Media across Australia have published photographs and video of casino mogul James Packer, 46, and his longtime friend, David Gyngell, 48, the chief executive of Nine Entertainment, punching and grappling with each other outside Packer’s luxury apartment at Bondi Beach on Sunday afternoon. Packer is the son of the late television tycoon and cricket promoter Kerry Packer, who prior to his death in 2005 was one of Australia’s most influential figures.
The pair were reportedly “fighting like dogs” on a pavement at the popular resort over claims about Packer’s marriage breakdown and his rumoured romance with former Victoria’s Secret model Miranda Kerr, 31, Network Ten reported.
New South Wales state police launched an investigation in response to the reports and public criticism of the violence, although no-one made an official complaint.

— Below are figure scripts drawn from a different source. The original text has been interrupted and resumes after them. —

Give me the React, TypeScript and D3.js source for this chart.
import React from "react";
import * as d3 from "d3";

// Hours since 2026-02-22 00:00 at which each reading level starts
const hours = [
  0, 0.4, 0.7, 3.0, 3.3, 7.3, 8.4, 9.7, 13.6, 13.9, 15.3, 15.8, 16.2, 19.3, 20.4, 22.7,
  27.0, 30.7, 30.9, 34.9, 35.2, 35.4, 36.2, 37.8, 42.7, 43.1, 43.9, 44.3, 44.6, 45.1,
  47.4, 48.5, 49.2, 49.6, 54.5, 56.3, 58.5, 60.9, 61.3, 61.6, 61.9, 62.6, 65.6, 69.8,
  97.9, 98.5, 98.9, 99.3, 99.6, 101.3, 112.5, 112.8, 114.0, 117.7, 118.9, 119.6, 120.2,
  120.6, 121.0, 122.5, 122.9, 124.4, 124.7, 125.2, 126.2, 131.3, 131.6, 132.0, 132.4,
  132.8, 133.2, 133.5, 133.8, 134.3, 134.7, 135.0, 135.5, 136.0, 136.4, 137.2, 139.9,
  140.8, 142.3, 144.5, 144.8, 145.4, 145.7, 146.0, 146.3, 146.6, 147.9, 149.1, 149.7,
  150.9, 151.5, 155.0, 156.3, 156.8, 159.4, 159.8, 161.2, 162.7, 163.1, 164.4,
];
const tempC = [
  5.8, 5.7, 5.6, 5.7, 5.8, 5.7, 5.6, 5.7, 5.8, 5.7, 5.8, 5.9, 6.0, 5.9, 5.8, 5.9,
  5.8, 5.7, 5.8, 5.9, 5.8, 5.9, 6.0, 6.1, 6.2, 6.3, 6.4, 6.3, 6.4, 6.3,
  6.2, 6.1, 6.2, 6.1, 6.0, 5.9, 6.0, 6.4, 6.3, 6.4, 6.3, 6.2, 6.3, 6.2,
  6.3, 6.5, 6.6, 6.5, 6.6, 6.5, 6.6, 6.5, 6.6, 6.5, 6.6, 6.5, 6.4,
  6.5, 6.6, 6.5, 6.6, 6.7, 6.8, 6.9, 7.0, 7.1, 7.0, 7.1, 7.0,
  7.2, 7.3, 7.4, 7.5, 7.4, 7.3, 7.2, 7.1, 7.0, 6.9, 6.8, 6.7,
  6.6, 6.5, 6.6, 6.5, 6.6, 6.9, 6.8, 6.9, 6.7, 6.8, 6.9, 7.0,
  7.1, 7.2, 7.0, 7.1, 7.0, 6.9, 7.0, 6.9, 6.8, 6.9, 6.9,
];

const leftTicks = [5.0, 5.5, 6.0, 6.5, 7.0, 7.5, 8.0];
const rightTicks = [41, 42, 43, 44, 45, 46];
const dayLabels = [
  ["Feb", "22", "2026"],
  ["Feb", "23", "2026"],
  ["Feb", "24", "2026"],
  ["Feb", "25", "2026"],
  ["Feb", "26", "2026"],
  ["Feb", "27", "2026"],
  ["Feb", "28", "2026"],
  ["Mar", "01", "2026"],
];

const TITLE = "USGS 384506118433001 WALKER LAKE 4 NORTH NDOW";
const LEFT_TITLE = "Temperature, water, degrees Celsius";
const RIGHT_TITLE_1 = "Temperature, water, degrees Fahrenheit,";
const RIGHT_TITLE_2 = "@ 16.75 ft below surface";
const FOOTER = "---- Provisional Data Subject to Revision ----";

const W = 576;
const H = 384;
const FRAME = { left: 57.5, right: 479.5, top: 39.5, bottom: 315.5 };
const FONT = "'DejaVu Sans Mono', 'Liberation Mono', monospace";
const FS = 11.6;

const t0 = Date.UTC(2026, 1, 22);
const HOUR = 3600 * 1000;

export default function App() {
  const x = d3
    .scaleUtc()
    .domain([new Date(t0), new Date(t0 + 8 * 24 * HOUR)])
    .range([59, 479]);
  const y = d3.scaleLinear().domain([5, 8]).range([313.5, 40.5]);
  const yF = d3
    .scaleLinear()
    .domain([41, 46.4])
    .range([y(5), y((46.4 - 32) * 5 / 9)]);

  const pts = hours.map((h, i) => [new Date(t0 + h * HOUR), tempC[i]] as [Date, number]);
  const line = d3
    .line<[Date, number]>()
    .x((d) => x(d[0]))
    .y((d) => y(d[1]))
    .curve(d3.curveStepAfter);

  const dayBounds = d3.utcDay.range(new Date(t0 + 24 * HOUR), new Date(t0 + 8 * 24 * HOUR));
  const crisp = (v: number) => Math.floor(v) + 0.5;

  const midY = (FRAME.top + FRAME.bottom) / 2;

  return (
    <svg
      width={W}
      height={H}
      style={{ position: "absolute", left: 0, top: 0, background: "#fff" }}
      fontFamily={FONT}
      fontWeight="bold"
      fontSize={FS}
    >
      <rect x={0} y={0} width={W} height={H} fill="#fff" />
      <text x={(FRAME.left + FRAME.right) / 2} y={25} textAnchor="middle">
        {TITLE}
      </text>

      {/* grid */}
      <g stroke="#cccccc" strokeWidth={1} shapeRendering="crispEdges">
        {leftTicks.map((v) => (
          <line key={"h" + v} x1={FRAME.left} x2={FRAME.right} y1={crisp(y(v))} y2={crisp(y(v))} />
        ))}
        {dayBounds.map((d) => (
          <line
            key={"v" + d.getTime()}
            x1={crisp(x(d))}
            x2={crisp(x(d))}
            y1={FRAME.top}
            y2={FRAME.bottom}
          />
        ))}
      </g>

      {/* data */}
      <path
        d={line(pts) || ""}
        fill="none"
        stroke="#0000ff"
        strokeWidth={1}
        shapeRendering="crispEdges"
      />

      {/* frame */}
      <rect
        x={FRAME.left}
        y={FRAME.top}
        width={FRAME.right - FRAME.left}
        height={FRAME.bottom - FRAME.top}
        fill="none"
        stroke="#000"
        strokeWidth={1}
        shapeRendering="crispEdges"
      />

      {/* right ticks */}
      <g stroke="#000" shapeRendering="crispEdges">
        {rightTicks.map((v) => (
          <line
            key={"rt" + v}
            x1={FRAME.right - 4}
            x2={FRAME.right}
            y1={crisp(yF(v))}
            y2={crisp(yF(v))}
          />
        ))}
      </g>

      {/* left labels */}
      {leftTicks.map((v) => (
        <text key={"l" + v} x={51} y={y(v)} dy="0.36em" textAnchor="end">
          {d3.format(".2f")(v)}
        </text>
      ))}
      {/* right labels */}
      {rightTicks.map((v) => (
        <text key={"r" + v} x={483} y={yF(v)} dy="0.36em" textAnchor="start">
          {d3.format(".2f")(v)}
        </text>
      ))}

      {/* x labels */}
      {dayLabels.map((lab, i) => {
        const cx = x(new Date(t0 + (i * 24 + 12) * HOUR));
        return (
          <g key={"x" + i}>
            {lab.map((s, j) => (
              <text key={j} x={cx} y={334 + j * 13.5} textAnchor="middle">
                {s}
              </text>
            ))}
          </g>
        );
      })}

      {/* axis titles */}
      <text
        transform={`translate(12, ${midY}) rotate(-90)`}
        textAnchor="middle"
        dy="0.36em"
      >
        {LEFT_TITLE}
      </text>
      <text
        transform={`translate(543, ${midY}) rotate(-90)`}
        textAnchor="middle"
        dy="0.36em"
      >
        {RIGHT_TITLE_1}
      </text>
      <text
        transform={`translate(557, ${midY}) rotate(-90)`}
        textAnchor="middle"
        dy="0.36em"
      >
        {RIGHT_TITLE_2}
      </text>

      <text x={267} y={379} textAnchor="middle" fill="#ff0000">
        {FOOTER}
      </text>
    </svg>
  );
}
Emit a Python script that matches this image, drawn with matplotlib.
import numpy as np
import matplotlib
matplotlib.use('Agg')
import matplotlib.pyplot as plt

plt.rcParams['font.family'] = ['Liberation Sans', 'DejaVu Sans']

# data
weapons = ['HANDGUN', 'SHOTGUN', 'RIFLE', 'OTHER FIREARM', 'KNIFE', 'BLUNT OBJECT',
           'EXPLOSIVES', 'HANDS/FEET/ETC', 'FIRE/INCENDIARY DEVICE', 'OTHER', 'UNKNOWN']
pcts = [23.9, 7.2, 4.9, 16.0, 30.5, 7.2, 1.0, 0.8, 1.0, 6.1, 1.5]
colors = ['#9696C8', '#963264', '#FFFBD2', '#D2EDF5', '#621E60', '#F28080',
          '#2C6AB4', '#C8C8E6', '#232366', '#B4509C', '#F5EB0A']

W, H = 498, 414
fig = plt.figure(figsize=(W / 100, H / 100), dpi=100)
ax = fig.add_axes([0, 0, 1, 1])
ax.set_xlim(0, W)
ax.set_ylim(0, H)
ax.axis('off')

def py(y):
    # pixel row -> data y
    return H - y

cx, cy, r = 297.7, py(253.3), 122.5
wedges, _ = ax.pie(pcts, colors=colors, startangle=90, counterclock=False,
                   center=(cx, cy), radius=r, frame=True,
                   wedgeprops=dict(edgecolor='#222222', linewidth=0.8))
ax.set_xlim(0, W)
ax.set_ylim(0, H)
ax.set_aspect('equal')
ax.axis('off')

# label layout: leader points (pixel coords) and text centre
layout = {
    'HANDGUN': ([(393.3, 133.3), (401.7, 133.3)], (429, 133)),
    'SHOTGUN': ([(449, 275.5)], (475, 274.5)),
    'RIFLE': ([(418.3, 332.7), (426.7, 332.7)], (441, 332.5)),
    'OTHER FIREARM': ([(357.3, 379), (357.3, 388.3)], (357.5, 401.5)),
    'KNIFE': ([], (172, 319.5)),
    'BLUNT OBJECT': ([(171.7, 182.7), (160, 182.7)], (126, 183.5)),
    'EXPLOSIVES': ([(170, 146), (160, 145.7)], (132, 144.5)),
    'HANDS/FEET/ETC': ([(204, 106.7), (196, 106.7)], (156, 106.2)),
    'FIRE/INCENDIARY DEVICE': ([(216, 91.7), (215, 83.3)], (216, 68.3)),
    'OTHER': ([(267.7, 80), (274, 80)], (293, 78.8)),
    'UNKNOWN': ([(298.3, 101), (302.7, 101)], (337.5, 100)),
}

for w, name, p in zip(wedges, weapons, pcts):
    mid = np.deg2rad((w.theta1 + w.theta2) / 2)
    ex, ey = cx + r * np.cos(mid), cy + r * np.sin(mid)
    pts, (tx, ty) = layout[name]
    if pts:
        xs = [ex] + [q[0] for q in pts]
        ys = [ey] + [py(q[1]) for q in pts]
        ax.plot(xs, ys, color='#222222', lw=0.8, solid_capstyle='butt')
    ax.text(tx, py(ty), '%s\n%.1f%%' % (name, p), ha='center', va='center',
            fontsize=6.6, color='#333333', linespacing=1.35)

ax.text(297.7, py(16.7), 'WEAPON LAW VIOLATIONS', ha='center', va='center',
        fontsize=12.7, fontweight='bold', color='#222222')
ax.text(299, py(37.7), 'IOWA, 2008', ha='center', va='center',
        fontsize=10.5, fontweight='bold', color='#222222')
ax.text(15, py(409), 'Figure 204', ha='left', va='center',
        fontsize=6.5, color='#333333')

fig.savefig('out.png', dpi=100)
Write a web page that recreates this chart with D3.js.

Gyngell released a statement on Tuesday taking blame for the fight because he had gone to Packer’s home “in an angry mood”.
But neither has confirmed or denied if the brawl was, in fact, over Ms Kerr.
Witnesses reported earlier this week that Gyngell waited sitting on the boot of his car outside Packer’s home at 2pm on Sunday and was heard shouting into his mobile that he was waiting for Packer.
Packer arrived 20 minutes later, and the men started shouting profanities at one another.
One onlooker later told Network Ten that it was not long before before the pair “went at it hammer and tongs”.
Police said in a statement that both men had been issued with a criminal infringement notice for offensive behaviour.
They can either pay the fine issued yesterday or fight the charge in court.
Police had been considering more serious charges of assault and affray.
A conviction for array – an offence that usually involves a public disturbance with a threat of violence – can carry a ten-year prison sentence, while an assault conviction can result in up to five years in prison.
Photographs of Packer after the fight show he had a black eye and swelling to the left side of his face.
Police had invited both men through their lawyers to make statements.
Assistant Police Commissioner Mark Walton said on Wednesday would not say whether either had accepted the invitation, adding that the police could not compel them to be interviewed.
Brendan Beirne, the photographer who reportedly sold his photographs for more than $200,000 (£110,000) after News Corp outbid Gyngell’s television network for the images, said that he had provided investigators with his pictures as well as a sworn witness statement.
Packer is chairman of Crown Resorts and has interests in casinos in Australia, Macau and Manila.
Forbes magazine has listed him as Australia’s third-richest person – worth an estimated $6.6 billion.
Gyngell and Packer have been friends since high school and have been the best man at each other’s weddings.
They issued a joint statement on Monday claiming that they remained friends.